Back in October, this blog considered the Sixth Circuit’s strict application of the False Claim Act’s requirement that qui tam complaints be filed under seal. In doing so, we questioned whether the Court’s decision in US ex rel Summers v. LHC Group, Inc., No. 09-5883 (6th Cir. Oct. 4, 2010), upholding the dismissal of an FCA complaint due to the plaintiff’s failure to file under seal, would “usher in a new era of FCA restraint,” or ultimately lead to “Supreme Court intervene[tion]?” It looks like we now have our answer, and it’s probably the latter.
Earlier this week, the Supreme Court invited the Solicitor General to weigh in on the LHC Group decision and, in particular, whether it directly conflicts with the Ninth Circuit’s decision in United States ex rel. Lujan v. Hughes Aircraft Co., 67 F.3d 242 (9th Cir. 1995). In Lujan, the Ninth Circuit utilized a balancing test to determine whether a FCA plaintiff’s failure to strictly adhere to FCA procedure barred her claims, a decidedly more forgiving approach than the Sixth Circuit’s in LHC Group.

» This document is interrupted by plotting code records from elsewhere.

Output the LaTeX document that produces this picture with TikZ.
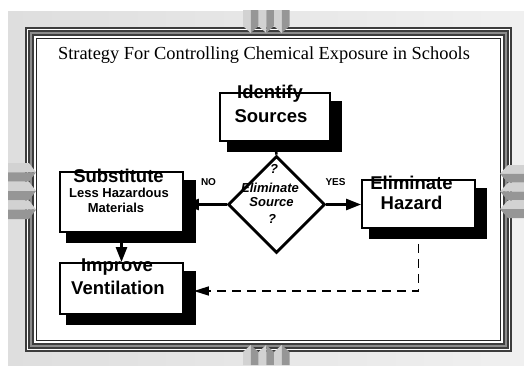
\documentclass[tikz,border=0pt]{standalone}
\usepackage{fontspec}
\setmainfont{Liberation Serif}
\newfontfamily\arial{Liberation Sans}
\usetikzlibrary{shapes.geometric, arrows.meta, shadows}
\definecolor{framedark}{RGB}{60, 60, 60}
\definecolor{framemid}{RGB}{140, 140, 140}
\definecolor{tablight}{RGB}{210, 210, 210}
\definecolor{tabdark}{RGB}{150, 150, 150}
\definecolor{paperleft}{RGB}{222, 222, 222}
\definecolor{paperright}{RGB}{240, 240, 240}
\tikzset{
    procbox/.style={
        rectangle, draw=black, line width=1.8pt, fill=white, inner sep=0pt,
        drop shadow={shadow xshift=9pt, shadow yshift=-9pt, shadow scale=1.05, opacity=1, fill=black}
    },
    decision/.style={
        diamond, aspect=1, draw=black, line width=2.8pt, fill=white, inner sep=0pt,
        minimum width=97pt, minimum height=97pt
    },
    bigtext/.style={anchor=base, inner sep=0pt, font=\arial\bfseries\fontsize{18.5}{20}\selectfont},
    smalltext/.style={anchor=base, inner sep=0pt, font=\arial\bfseries\fontsize{13}{15}\selectfont},
    dectext/.style={anchor=base, inner sep=0pt, font=\arial\bfseries\itshape\fontsize{13}{15}\selectfont},
    answer/.style={anchor=base, inner sep=0pt, font=\arial\bfseries\fontsize{10}{12}\selectfont},
    flowarrow/.style={-{Triangle[length=15pt, width=11pt]}, line width=2.6pt},
    dasharrow/.style={-{Triangle[length=15pt, width=9pt]}, line width=1.6pt, dash pattern=on 9pt off 6pt},
}
\begin{document}
\begin{tikzpicture}[x=1pt, y=-1pt]
    \useasboundingbox (0,0) rectangle (524,365);

    % background and frame
    \fill[left color=paperleft, right color=paperright] (8,11) rectangle (524,365);
    \foreach \d/\c in {0/framedark, 2/white, 3/framedark, 5/framemid, 7/framedark, 9/white, 11/black!85, 12/white}
        \fill[\c] (25+\d, 27+\d) rectangle (512-\d, 352-\d);

    % tabs
    \foreach \x in {243, 258.5, 274} {
        \fill[tablight] (\x,10) -- (\x+7.75,10) -- (\x+7.75,33) -- (\x,26) -- cycle;
        \fill[tabdark] (\x+7.75,10) -- (\x+15.5,10) -- (\x+15.5,26) -- (\x+7.75,33) -- cycle;
        \fill[tablight] (\x,365) -- (\x+7.75,365) -- (\x+7.75,345) -- (\x,352) -- cycle;
        \fill[tabdark] (\x+7.75,365) -- (\x+15.5,365) -- (\x+15.5,352) -- (\x+7.75,345) -- cycle;
    }
    \foreach \y in {163, 181.7, 200.4} {
        \fill[tablight] (8,\y) -- (29,\y) -- (36,\y+9.3) -- (8,\y+9.3) -- cycle;
        \fill[tabdark] (8,\y+9.3) -- (36,\y+9.3) -- (29,\y+18.6) -- (8,\y+18.6) -- cycle;
    }
    \foreach \y in {165, 182.7, 200.4} {
        \fill[tablight] (524,\y) -- (508,\y) -- (500,\y+8.8) -- (524,\y+8.8) -- cycle;
        \fill[tabdark] (524,\y+8.8) -- (500,\y+8.8) -- (508,\y+17.7) -- (524,\y+17.7) -- cycle;
    }

    \node[anchor=base, inner sep=0pt, font=\fontsize{18.4}{22}\selectfont] (title) at (264,59)
        {Strategy For Controlling Chemical Exposure in Schools};

    % boxes
    \node[procbox, minimum width=110pt, minimum height=48pt] (ident) at (275,117) {};
    \node[procbox, minimum width=123pt, minimum height=60pt] (subst) at (121.5,202) {};
    \node[procbox, minimum width=113pt, minimum height=48pt] (elim) at (418.5,204) {};
    \node[procbox, minimum width=123pt, minimum height=51pt] (vent) at (121.5,288.5) {};
    \node[decision] (dec) at (276.5,204.5) {};

    \node[bigtext] (identtop) at (270,98) {Identify};
    \node[bigtext] (identbot) at (271,122) {Sources};
    \node[bigtext] (substtop) at (118.5,182) {Substitute};
    \node[smalltext] (substmid) at (119,197.5) {Less Hazardous};
    \node[smalltext] (substbot) at (116,212) {Materials};
    \node[bigtext] (elimtop) at (411.5,189) {Eliminate};
    \node[bigtext] (elimbot) at (411.5,209) {Hazard};
    \node[bigtext] (venttop) at (117,271) {Improve};
    \node[bigtext] (ventbot) at (118,294) {Ventilation};

    \node[dectext] (decq1) at (274,173) {?};
    \node[dectext] (decl1) at (270,192) {Eliminate};
    \node[dectext] (decl2) at (271.5,206) {Source};
    \node[dectext] (decq2) at (272,223) {?};

    \node[answer] (no) at (208.5,185) {NO};
    \node[answer] (yes) at (335.5,185) {YES};

    % connectors
    \draw[line width=2.5pt] (ident.south) -- (dec.north);
    \draw[flowarrow] (dec.west) -- (dec.west -| subst.east);
    \draw[flowarrow] (dec.east) -- (dec.east -| elim.west);
    \draw[flowarrow] (subst.south) -- (vent.north);
    \draw[dasharrow] (elim.south) |- ([xshift=10pt, yshift=-2.5pt]vent.east);
\end{tikzpicture}
\end{document}
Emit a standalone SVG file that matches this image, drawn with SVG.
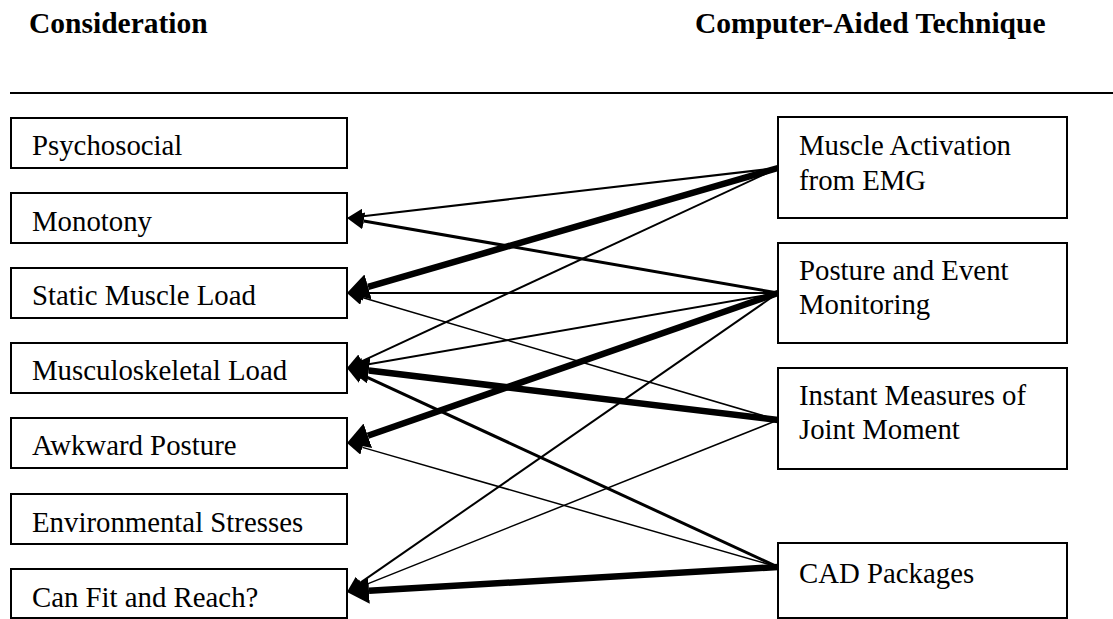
<svg xmlns="http://www.w3.org/2000/svg" width="1113" height="619" viewBox="0 0 1113 619">
<style>
  .box { fill: #fff; stroke: #000; stroke-width: 2; }
  .lbl { font-family: "Liberation Serif", "Times New Roman", serif; font-size: 28.8px; fill: #000; }
  .hdr { font-family: "Liberation Serif", "Times New Roman", serif; font-size: 29.5px; font-weight: bold; fill: #000; }
  .c { fill: none; stroke: #000; stroke-linecap: butt; }
  .thin { stroke-width: 2; marker-end: url(#ahThin); }
  .xthin { stroke-width: 1.5; marker-end: url(#ahThin); }
  .med { stroke-width: 3; marker-end: url(#ahMed); }
  .thick { stroke-width: 6.5; marker-end: url(#ahThick); }
</style>
<defs>
  <marker id="ahThin" markerUnits="userSpaceOnUse" viewBox="0 0 16 15" markerWidth="16" markerHeight="15" refX="0" refY="7.5" orient="auto">
    <path d="M0,0 L16,7.5 L0,15 Z" fill="#000"/>
  </marker>
  <marker id="ahMed" markerUnits="userSpaceOnUse" viewBox="0 0 17 17" markerWidth="17" markerHeight="17" refX="0" refY="8.5" orient="auto">
    <path d="M0,0 L17,8.5 L0,17 Z" fill="#000"/>
  </marker>
  <marker id="ahThick" markerUnits="userSpaceOnUse" viewBox="0 0 22 26" markerWidth="22" markerHeight="26" refX="0" refY="13" orient="auto">
    <path d="M0,0 L22,13 L0,26 Z" fill="#000"/>
  </marker>
</defs>

<g id="headers">
  <text class="hdr" x="29" y="33">Consideration</text>
  <text class="hdr" x="695" y="33">Computer-Aided Technique</text>
  <line x1="10" y1="93" x2="1113" y2="93" stroke="#000" stroke-width="2"/>
</g>

<g id="n-psychosocial"><rect class="box" x="11" y="118" width="336" height="50"/><text class="lbl" x="32" y="155">Psychosocial</text></g>
<g id="n-monotony"><rect class="box" x="11" y="193" width="336" height="50"/><text class="lbl" x="32" y="231">Monotony</text></g>
<g id="n-static"><rect class="box" x="11" y="268" width="336" height="50"/><text class="lbl" x="32" y="305">Static Muscle Load</text></g>
<g id="n-musculoskeletal"><rect class="box" x="11" y="343" width="336" height="50"/><text class="lbl" x="32" y="380">Musculoskeletal Load</text></g>
<g id="n-awkward"><rect class="box" x="11" y="418" width="336" height="50"/><text class="lbl" x="32" y="455">Awkward Posture</text></g>
<g id="n-environmental"><rect class="box" x="11" y="494" width="336" height="50"/><text class="lbl" x="32" y="532">Environmental Stresses</text></g>
<g id="n-canfit"><rect class="box" x="11" y="569" width="336" height="49"/><text class="lbl" x="32" y="607">Can Fit and Reach?</text></g>

<g id="n-emg"><rect class="box" x="778" y="117" width="289" height="101"/><text class="lbl" x="799" y="155">Muscle Activation</text><text class="lbl" x="799" y="190">from EMG</text></g>
<g id="n-posture"><rect class="box" x="778" y="243" width="289" height="100"/><text class="lbl" x="799" y="280">Posture and Event</text><text class="lbl" x="799" y="314">Monitoring</text></g>
<g id="n-instant"><rect class="box" x="778" y="368" width="289" height="101"/><text class="lbl" x="799" y="405">Instant Measures of</text><text class="lbl" x="799" y="439">Joint Moment</text></g>
<g id="n-cad"><rect class="box" x="778" y="543" width="289" height="75"/><text class="lbl" x="799" y="583">CAD Packages</text></g>

<g id="connectors">
  <line class="c thin" x1="778" y1="168" x2="362.9" y2="216.2"/>
  <line class="c thick" x1="778" y1="168" x2="368.1" y2="286.9"/>
  <line class="c thin" x1="778" y1="168" x2="361.5" y2="361.3"/>
  <line class="c med" x1="778" y1="293" x2="363.7" y2="220.9"/>
  <line class="c thin" x1="778" y1="293" x2="363" y2="293"/>
  <line class="c thin" x1="778" y1="293" x2="362.8" y2="365.3"/>
  <line class="c thick" x1="778" y1="293" x2="367.8" y2="435.8"/>
  <line class="c thin" x1="778" y1="293" x2="360.1" y2="582.9"/>
  <line class="c xthin" x1="778" y1="420" x2="362.3" y2="297.5"/>
  <line class="c thick" x1="778" y1="420" x2="368.8" y2="370.6"/>
  <line class="c xthin" x1="778" y1="420" x2="361.9" y2="586.1"/>
  <line class="c med" x1="778" y1="567" x2="362.4" y2="375.1"/>
  <line class="c xthin" x1="778" y1="567" x2="362.4" y2="447.4"/>
  <line class="c thick" x1="778" y1="567" x2="369.0" y2="590.7"/>
</g>
</svg>
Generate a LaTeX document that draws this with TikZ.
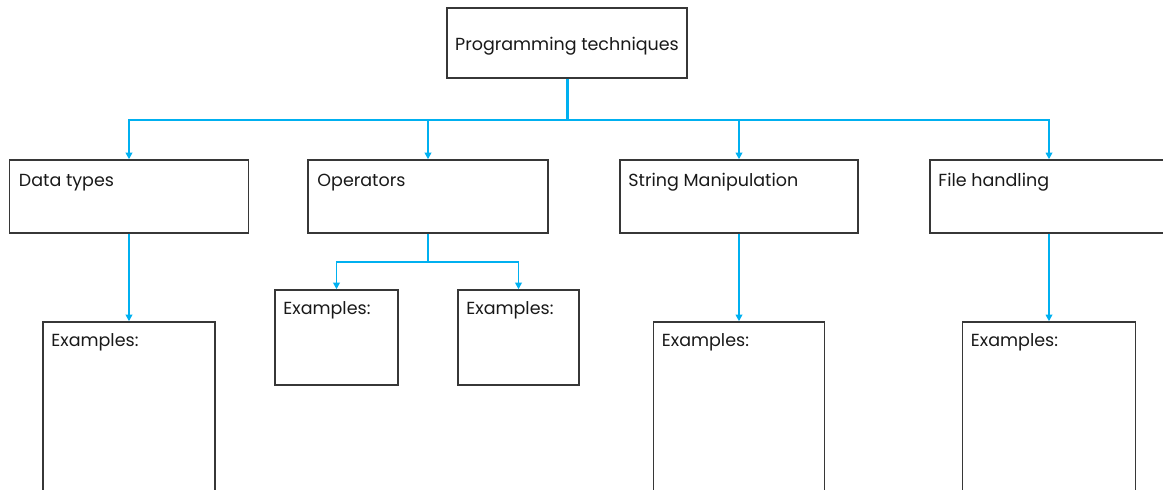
\documentclass[tikz,border=0pt]{standalone}
\usepackage{fontspec}
\setmainfont{Poppins}
\usetikzlibrary{arrows.meta}
\definecolor{linkblue}{RGB}{0,176,240}
\definecolor{boxgray}{RGB}{55,55,55}

\begin{document}
\begin{tikzpicture}[x=1pt, y=1pt, every node/.style={inner sep=0pt}]
	\tikzset{box/.style={draw=boxgray, line width=1.5pt, rectangle},
		caption/.style={anchor=base west, text=black!90, font=\fontsize{17.5}{20}\selectfont},
		wire/.style={draw=linkblue, line width=1.8pt},
		link/.style={wire, -{Triangle[width=6.5pt,length=6.5pt]}}}
	\useasboundingbox (0,0) rectangle (1163,490);
	\clip (0,0) rectangle (1163,490);
	\node[box, minimum width=240pt, minimum height=70pt] (root) at (567,447) {};
	\node[caption, anchor=base] (rootT) at ([yshift=-8]root.center) {Programming techniques};
	\node[box, minimum width=239pt, minimum height=73pt] (data) at (129,293.5) {};
	\node[box, minimum width=240pt, minimum height=73pt] (oper) at (428,293.5) {};
	\node[box, minimum width=238pt, minimum height=73pt] (str) at (739,293.5) {};
	\node[box, minimum width=238pt, minimum height=73pt] (file) at (1049,293.5) {};
	\node[box, minimum width=172pt, minimum height=220pt] (dataEx) at (129,58) {};
	\node[box, minimum width=123pt, minimum height=95pt] (operExA) at (336.5,152.5) {};
	\node[box, minimum width=121pt, minimum height=95pt] (operExB) at (518.5,152.5) {};
	\node[box, minimum width=171pt, minimum height=220pt] (strEx) at (739,58) {};
	\node[box, minimum width=173pt, minimum height=220pt] (fileEx) at (1049,58) {};
	\node[caption] (dataT) at ([shift={(10,-27)}]data.north west) {Data types};
	\node[caption] (operT) at ([shift={(10,-27)}]oper.north west) {Operators};
	\node[caption] (strT) at ([shift={(9,-27)}]str.north west) {String Manipulation};
	\node[caption] (fileT) at ([shift={(9,-27)}]file.north west) {File handling};
	\foreach \n in {dataEx, operExA, operExB, strEx, fileEx}
	\node[caption] (\n T) at ([shift={(9,-25)}]\n.north west) {Examples:};
	\coordinate (bus) at (567,370);
	\coordinate (opbus) at (428,228);
	\draw[wire, line width=3pt] (root.south) -- (bus);
	\foreach \to in {data, oper, str, file}
	\draw[link] (bus) -| (\to.north);
	\draw[wire] (oper.south) -- (opbus);
	\foreach \to in {operExA, operExB}
	\draw[link] (opbus) -| (\to.north);
	\foreach \from/\to in {data/dataEx, str/strEx, file/fileEx}
	\draw[link] (\from.south) -- (\to.north);
\end{tikzpicture}
\end{document}
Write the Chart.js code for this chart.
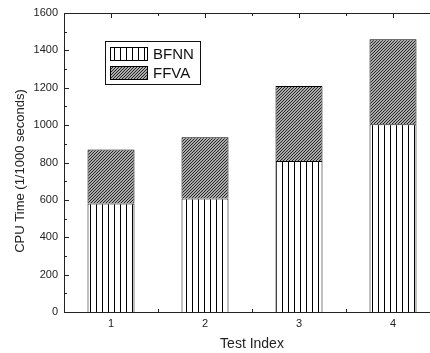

The plaintiff in LHC Group has petitioned the Supreme Court to grant a Writ of Certiorari on the grounds that the Ninth Circuit’s balancing test approach in Lujan is irreconcilable with the per se dismissal rule utilized by the Sixth Circuit in LHC Group. Her adversary argues that no split exists because the improper disclosure in Lujan occurred after filing, while the disclosure in LHC Group occurred at the outset. Is the timing of the disclosure enough to distinguish the facts of the cases and avoid a Circuit split? It’s too early to tell but we may be closer to the answer to this question when the Solicitor General weighs in.